## TASK DIRECTIONS
Return the lines where the word "that" occurs.

## THE DATA
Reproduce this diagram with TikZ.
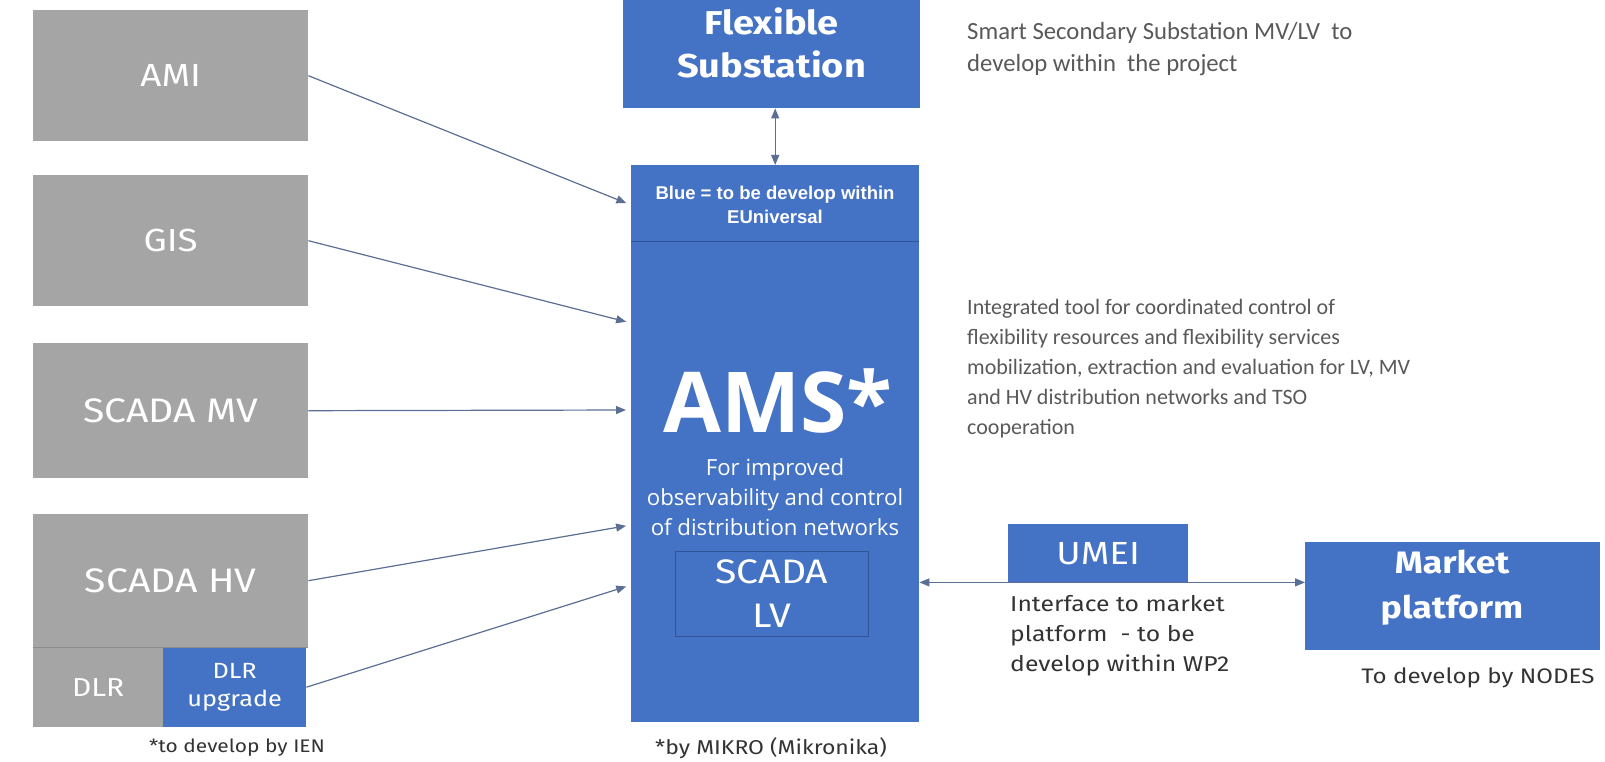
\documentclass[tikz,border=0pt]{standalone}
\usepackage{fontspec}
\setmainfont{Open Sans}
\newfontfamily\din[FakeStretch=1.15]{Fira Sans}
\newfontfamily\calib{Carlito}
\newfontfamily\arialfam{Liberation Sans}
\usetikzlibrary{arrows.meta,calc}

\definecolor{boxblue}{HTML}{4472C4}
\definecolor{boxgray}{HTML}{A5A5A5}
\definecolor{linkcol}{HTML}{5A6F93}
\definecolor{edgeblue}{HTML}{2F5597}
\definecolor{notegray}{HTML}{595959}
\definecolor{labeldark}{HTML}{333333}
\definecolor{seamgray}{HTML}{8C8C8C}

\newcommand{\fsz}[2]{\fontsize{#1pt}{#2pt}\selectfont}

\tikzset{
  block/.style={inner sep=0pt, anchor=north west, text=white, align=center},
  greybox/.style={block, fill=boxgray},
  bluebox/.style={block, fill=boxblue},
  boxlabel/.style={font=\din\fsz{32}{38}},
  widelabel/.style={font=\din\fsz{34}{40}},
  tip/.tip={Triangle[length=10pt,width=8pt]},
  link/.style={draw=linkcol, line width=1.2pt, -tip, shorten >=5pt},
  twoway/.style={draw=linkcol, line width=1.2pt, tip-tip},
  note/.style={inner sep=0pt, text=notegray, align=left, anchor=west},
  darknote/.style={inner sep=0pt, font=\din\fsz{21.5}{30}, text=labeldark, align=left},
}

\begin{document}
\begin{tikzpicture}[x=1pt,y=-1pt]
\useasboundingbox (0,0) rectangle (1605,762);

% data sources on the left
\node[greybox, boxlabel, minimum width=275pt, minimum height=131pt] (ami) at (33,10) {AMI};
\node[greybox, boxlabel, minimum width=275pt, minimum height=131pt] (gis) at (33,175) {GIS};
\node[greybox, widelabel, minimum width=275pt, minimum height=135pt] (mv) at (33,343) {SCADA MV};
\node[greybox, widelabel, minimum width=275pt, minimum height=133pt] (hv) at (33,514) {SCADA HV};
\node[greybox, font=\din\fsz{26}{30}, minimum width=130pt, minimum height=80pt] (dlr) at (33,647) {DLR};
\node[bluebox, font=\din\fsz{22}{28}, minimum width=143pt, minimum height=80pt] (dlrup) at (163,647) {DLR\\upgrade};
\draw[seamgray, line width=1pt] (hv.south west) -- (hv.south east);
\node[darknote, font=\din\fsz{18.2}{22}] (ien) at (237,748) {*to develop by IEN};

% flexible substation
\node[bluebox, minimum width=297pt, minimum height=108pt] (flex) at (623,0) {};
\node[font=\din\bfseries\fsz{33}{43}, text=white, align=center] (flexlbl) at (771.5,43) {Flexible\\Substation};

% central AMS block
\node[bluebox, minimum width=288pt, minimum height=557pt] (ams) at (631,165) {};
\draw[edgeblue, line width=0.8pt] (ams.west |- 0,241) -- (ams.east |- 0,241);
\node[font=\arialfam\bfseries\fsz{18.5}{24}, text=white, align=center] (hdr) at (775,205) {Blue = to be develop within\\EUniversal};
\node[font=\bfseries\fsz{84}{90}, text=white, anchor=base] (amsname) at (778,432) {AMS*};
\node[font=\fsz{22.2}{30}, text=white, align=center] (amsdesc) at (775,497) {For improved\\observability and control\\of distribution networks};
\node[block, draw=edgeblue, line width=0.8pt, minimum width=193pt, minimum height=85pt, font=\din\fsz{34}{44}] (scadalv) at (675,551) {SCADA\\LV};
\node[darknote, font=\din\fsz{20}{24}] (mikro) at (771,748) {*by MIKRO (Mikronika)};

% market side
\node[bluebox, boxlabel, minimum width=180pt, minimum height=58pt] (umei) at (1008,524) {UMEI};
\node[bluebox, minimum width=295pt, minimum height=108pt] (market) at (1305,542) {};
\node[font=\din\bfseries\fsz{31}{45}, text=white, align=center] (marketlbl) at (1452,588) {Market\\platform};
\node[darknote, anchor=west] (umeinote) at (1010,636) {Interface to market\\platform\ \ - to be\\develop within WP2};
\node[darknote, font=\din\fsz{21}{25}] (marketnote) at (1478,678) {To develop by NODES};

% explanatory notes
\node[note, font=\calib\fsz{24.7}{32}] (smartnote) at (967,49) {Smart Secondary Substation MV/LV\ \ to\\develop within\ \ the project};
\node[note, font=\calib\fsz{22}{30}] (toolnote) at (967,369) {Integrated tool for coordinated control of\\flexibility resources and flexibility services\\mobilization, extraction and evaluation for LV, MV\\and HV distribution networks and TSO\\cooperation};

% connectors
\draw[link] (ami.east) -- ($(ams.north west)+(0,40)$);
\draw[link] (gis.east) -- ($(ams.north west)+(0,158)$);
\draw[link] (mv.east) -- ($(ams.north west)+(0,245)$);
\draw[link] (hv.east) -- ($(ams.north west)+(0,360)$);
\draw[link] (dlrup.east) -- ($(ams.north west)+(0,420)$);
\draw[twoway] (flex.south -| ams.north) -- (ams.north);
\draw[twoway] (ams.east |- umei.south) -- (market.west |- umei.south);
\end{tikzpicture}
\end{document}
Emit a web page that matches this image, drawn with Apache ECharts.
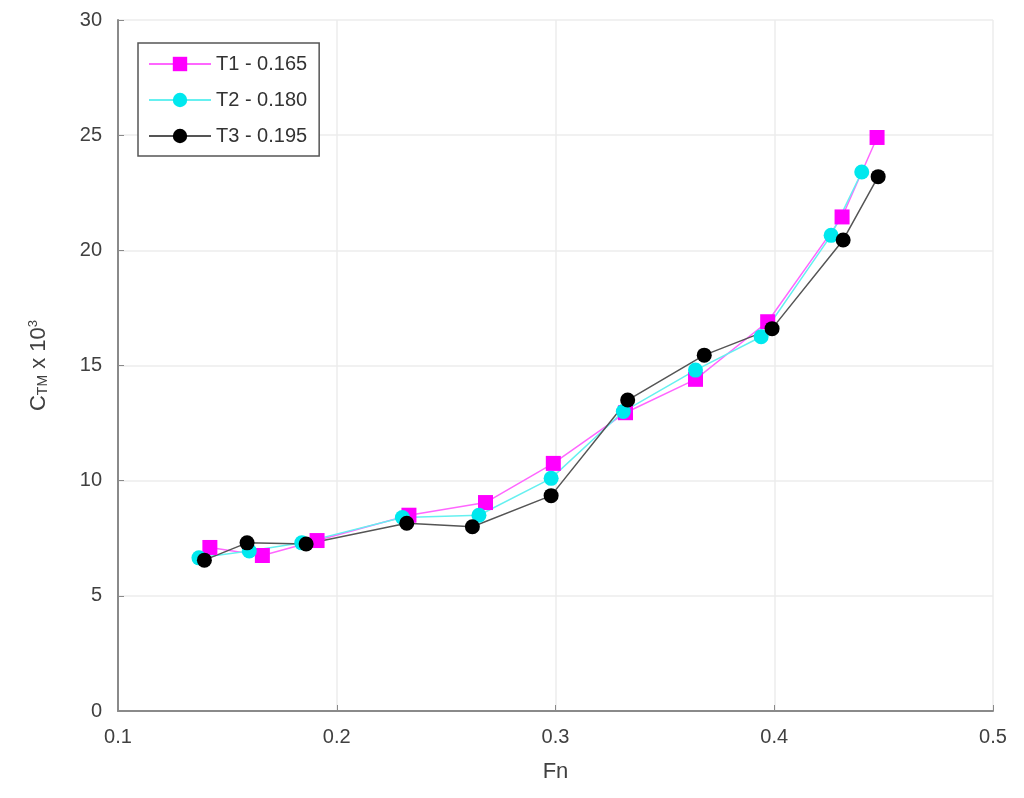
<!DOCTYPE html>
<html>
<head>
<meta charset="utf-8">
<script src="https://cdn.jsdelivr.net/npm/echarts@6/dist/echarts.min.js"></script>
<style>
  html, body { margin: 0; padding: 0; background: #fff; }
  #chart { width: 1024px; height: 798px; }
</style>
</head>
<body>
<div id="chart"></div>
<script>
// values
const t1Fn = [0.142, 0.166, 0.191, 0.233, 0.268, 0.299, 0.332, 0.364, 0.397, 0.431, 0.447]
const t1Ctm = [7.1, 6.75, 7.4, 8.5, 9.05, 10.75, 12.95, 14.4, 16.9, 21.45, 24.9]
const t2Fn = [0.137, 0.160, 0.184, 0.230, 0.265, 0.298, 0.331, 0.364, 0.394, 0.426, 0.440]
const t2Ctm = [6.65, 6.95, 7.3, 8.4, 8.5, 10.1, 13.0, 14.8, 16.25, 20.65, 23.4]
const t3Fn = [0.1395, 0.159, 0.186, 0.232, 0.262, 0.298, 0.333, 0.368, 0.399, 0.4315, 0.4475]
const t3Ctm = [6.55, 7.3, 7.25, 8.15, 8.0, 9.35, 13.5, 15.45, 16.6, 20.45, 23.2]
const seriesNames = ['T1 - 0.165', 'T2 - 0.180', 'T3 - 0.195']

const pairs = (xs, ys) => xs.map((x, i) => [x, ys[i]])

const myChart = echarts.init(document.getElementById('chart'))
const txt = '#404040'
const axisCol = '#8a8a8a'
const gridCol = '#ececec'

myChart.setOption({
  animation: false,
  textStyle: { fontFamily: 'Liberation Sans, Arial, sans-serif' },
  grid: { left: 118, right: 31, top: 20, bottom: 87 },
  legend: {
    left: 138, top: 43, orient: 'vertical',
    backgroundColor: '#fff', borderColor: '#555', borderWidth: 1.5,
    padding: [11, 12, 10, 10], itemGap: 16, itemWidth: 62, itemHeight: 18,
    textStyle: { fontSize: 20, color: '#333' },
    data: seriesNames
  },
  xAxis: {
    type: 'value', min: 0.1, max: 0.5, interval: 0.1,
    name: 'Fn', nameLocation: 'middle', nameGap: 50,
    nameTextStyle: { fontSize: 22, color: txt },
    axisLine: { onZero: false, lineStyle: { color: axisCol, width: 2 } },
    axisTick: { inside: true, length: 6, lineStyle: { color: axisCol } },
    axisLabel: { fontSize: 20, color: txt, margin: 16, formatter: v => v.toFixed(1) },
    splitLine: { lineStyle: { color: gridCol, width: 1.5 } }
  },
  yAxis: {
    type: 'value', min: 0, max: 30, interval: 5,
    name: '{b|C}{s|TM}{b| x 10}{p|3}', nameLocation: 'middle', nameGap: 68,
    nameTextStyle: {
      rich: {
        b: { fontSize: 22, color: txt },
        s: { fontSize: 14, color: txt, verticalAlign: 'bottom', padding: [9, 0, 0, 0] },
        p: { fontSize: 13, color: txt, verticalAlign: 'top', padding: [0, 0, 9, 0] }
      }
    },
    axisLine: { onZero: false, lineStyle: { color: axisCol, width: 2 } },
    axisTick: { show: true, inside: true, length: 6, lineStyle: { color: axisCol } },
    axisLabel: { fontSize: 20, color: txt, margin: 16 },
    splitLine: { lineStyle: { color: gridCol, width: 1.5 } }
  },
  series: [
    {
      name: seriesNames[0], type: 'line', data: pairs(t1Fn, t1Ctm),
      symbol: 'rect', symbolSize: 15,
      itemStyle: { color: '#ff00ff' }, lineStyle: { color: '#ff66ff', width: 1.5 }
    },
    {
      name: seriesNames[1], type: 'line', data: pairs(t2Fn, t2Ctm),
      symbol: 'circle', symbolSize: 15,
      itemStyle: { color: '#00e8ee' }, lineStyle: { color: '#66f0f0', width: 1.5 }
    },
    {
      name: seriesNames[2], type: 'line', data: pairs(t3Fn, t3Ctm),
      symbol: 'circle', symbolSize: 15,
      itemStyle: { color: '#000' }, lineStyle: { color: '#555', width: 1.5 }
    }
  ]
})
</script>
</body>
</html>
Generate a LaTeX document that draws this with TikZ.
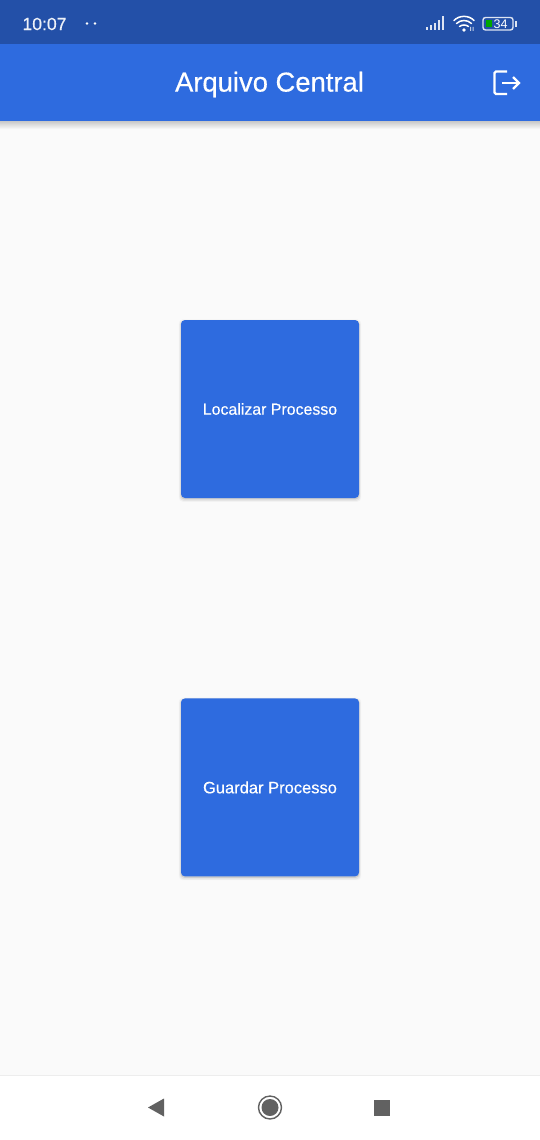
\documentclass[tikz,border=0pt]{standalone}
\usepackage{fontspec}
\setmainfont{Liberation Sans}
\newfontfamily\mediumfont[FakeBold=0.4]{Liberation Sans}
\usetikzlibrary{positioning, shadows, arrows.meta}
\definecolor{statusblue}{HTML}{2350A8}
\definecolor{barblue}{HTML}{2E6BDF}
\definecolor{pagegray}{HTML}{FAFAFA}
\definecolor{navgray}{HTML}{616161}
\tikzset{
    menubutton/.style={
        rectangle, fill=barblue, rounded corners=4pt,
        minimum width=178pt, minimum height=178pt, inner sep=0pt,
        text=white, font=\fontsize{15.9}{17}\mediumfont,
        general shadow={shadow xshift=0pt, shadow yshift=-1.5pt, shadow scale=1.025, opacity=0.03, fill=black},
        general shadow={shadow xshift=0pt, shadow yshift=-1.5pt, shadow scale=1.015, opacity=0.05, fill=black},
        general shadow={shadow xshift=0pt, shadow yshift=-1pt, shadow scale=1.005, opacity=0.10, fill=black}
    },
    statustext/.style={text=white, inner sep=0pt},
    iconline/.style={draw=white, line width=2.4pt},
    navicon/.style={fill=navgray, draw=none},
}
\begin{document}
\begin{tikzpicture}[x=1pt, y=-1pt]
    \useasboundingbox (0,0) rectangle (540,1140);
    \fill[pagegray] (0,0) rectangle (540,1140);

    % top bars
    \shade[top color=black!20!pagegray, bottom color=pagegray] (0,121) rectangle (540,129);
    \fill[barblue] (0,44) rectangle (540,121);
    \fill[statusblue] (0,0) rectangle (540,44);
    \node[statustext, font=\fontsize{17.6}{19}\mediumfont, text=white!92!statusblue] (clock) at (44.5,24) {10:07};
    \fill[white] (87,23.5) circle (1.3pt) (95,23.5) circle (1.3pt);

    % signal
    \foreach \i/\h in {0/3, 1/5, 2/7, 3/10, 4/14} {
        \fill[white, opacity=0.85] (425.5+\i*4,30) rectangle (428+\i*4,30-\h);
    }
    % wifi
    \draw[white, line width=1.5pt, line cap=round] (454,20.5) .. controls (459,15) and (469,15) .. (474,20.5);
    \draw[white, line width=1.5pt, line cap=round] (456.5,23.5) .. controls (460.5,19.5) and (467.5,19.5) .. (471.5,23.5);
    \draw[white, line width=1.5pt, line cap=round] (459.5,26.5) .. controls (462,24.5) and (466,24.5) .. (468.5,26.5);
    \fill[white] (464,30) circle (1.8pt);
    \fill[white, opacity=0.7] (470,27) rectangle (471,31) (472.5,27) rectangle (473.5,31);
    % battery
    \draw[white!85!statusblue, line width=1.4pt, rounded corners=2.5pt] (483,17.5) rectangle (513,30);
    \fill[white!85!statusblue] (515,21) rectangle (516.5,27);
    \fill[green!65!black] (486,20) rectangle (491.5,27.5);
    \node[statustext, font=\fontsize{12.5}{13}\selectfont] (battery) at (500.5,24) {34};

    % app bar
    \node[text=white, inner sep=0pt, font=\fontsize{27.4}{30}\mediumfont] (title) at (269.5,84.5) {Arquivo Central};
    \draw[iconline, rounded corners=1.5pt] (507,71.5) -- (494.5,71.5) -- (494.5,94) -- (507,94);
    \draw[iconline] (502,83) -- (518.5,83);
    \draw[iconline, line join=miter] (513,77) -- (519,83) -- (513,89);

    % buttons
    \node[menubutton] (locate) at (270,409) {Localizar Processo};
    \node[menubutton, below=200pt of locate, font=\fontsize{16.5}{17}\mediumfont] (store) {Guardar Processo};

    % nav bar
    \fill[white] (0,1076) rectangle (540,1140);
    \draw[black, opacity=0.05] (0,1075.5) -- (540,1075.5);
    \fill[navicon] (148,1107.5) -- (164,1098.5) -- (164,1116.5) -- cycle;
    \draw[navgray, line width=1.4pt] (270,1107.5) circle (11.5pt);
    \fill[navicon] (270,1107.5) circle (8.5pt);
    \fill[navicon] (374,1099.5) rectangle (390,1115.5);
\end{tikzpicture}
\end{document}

## FULL RESPONSE
Emit a web page that matches this image, drawn with Apache ECharts.
Generate a LaTeX document that draws this with TikZ.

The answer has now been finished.